Press ReleasesPRESS RELEASE – August 2012

CLG successfully assist family in the return of their child abducted to Canada!

A left-behind American father and grandparents of an abducted child recently hired our international lawyer Véronique Malka to aid in securing his immediate return to the U.S.A..  Having been wrongfully removed from his home and taken to Canada, Véronique filed an urgent application under the Hague Convention on the Civil Aspects of International Child Abduction in the proper Canadian court.  She made sure the matter was scheduled to be heard within four weeks of it being filed.  She then travelled to Ontario for the court hearing.

The child was on his way home to the U.S.A. with his father, by court order, a mere two hours following the close of the hearing!

Unfortunately, international child abductions are on the rise, corresponding to the increase in the rate of marital separations and Divorce.  Today, a total of 155 countries are signatories to the Hague Convention.  When applied properly and expeditiously, the Hague Convention is a powerful piece of legislation which can lead to the prompt return of an abducted child.  The average domestic family lawyer does not know how to conduct a Hague case.  At times, even judges hearing such cases need to familiarize themselves with the workings of the Convention in order not to treat the case as a typical domestic matter.  A typical mistake made by your local family lawyer is to press charges of international kidnapping against the parent who absconded with the child.  The problem which then arises is that the parent may then be barred, under immigration regulations, from returning to the United States or Canada; what then happens to the abducted child who is too young to be sent home without his primary caregiver?
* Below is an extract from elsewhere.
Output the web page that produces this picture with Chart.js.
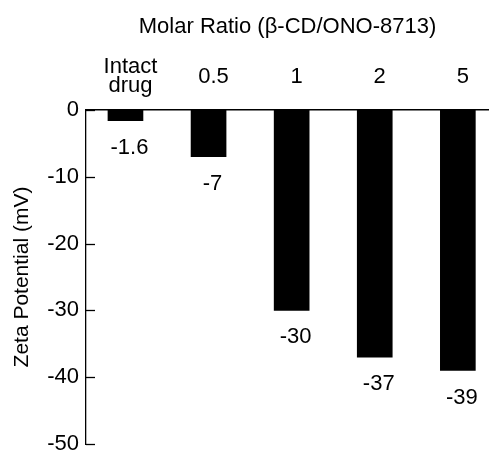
<!DOCTYPE html>
<html>
<head>
<meta charset="utf-8">
<script src="https://cdn.jsdelivr.net/npm/chart.js@4/dist/chart.umd.min.js"></script>
<style>
  html, body { margin: 0; padding: 0; background: #fff; overflow: hidden; }
  #wrap { width: 489px; height: 452px; position: relative; }
</style>
</head>
<body>
<div id="wrap"><canvas id="c" width="489" height="452"></canvas></div>
<script>
// ---- data ----
const categories = ["Intact\ndrug", "0.5", "1", "2", "5"];
const zetaValues = [-1.6, -7, -30, -37, -39];
const valueLabels = ["-1.6", "-7", "-30", "-37", "-39"];
const yTicks = [0, -10, -20, -30, -40, -50];
const xTitle = "Molar Ratio (\u03B2-CD/ONO-8713)";
const yTitle = "Zeta Potential (mV)";

const FONT = "'Liberation Sans', Arial, Helvetica, sans-serif";
const points = zetaValues.map((v, i) => ({ x: i, y: v }));

const X_MIN = -0.475, X_MAX = 4.375, LABEL_SHIFT = 0.06;

const innerTicks = {
  id: 'innerTicks',
  afterDraw(chart) {
    const y = chart.scales.y, ctx = chart.ctx;
    ctx.save();
    ctx.strokeStyle = '#000';
    ctx.lineWidth = 1.3;
    yTicks.forEach(v => {
      const py = Math.round(y.getPixelForValue(v)) + 0.5;
      ctx.beginPath();
      ctx.moveTo(y.right, py);
      ctx.lineTo(y.right + 9, py);
      ctx.stroke();
    });
    ctx.restore();
  }
};

const barValueLabels = {
  id: 'barValueLabels',
  afterDatasetsDraw(chart) {
    const ctx = chart.ctx;
    const meta = chart.getDatasetMeta(0);
    ctx.save();
    ctx.fillStyle = '#000';
    ctx.font = "22px " + FONT;
    ctx.textAlign = 'center';
    ctx.textBaseline = 'middle';
    meta.data.forEach((bar, i) => {
      ctx.fillText(valueLabels[i], bar.x + 4, bar.y + 27);
    });
    ctx.restore();
  }
};

new Chart(document.getElementById('c'), {
  type: 'bar',
  data: {
    datasets: [{
      data: points,
      backgroundColor: '#000',
      borderWidth: 0,
      barThickness: 35,
      xAxisID: 'x',
      yAxisID: 'y'
    }]
  },
  options: {
    responsive: false,
    animation: false,
    layout: { padding: { left: 0, right: 0, top: 0, bottom: 8 } },
    plugins: { legend: { display: false }, tooltip: { enabled: false } },
    scales: {
      x: {
        type: 'linear',
        position: 'top',
        display: false,
        offset: false,
        min: X_MIN,
        max: X_MAX
      },
      xTop: {
        type: 'linear',
        position: 'top',
        offset: false,
        min: X_MIN - LABEL_SHIFT,
        max: X_MAX - LABEL_SHIFT,
        grid: { display: false, drawTicks: false },
        border: { display: true, color: '#000', width: 1.5 },
        ticks: {
          stepSize: 1,
          includeBounds: false,
          autoSkip: false,
          maxRotation: 0,
          crossAlign: 'center',
          padding: 24,
          color: '#000',
          font: { family: FONT, size: 22, lineHeight: 0.85 },
          callback: (v) => {
            if (!Number.isInteger(v) || v < 0 || v >= categories.length) return '';
            return categories[v].split('\n');
          }
        },
        title: {
          display: true,
          text: xTitle,
          color: '#000',
          font: { family: FONT, size: 22, lineHeight: 1.2 },
          padding: { top: 14, bottom: 0 }
        },
        afterFit: (s) => { s.height = 110; s.paddingLeft = 0; s.paddingRight = 0; }
      },
      y: {
        min: -50,
        max: 0,
        afterBuildTicks: (s) => { s.ticks = yTicks.map(v => ({ value: v })); },
        grid: { display: false, drawTicks: false },
        border: { display: true, color: '#000', width: 1.3 },
        ticks: {
          padding: 7,
          color: '#000',
          font: { family: FONT, size: 22 }
        },
        title: {
          display: true,
          text: yTitle,
          color: '#000',
          font: { family: FONT, size: 21, lineHeight: 1.2 },
          padding: { top: 10, bottom: 0 }
        },
        afterFit: (s) => { s.width = 86; s.paddingTop = 0; s.paddingBottom = 0; }
      }
    }
  },
  plugins: [innerTicks, barValueLabels]
});
</script>
</body>
</html>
Here is an example where the Hague Convention interplays with immigration law.  An overly aggressive and uneducated lawyer approach can sometimes be self-defeating.

It is crucial that left-behind parents hire an international lawyer familiar with the tools and pitfalls of the Convention’s application.  Although the Convention is a relatively short text of law, and reads fairly clearly, its application is governed by an enormous body of caselaw, which changes from country to country.  Véronique is licenced as a lawyer in Ontario, Canada and also practices as a foreign legal consultant in New Jersey.  She is well versed in the Convention’s application in both Canada and the U.S.A.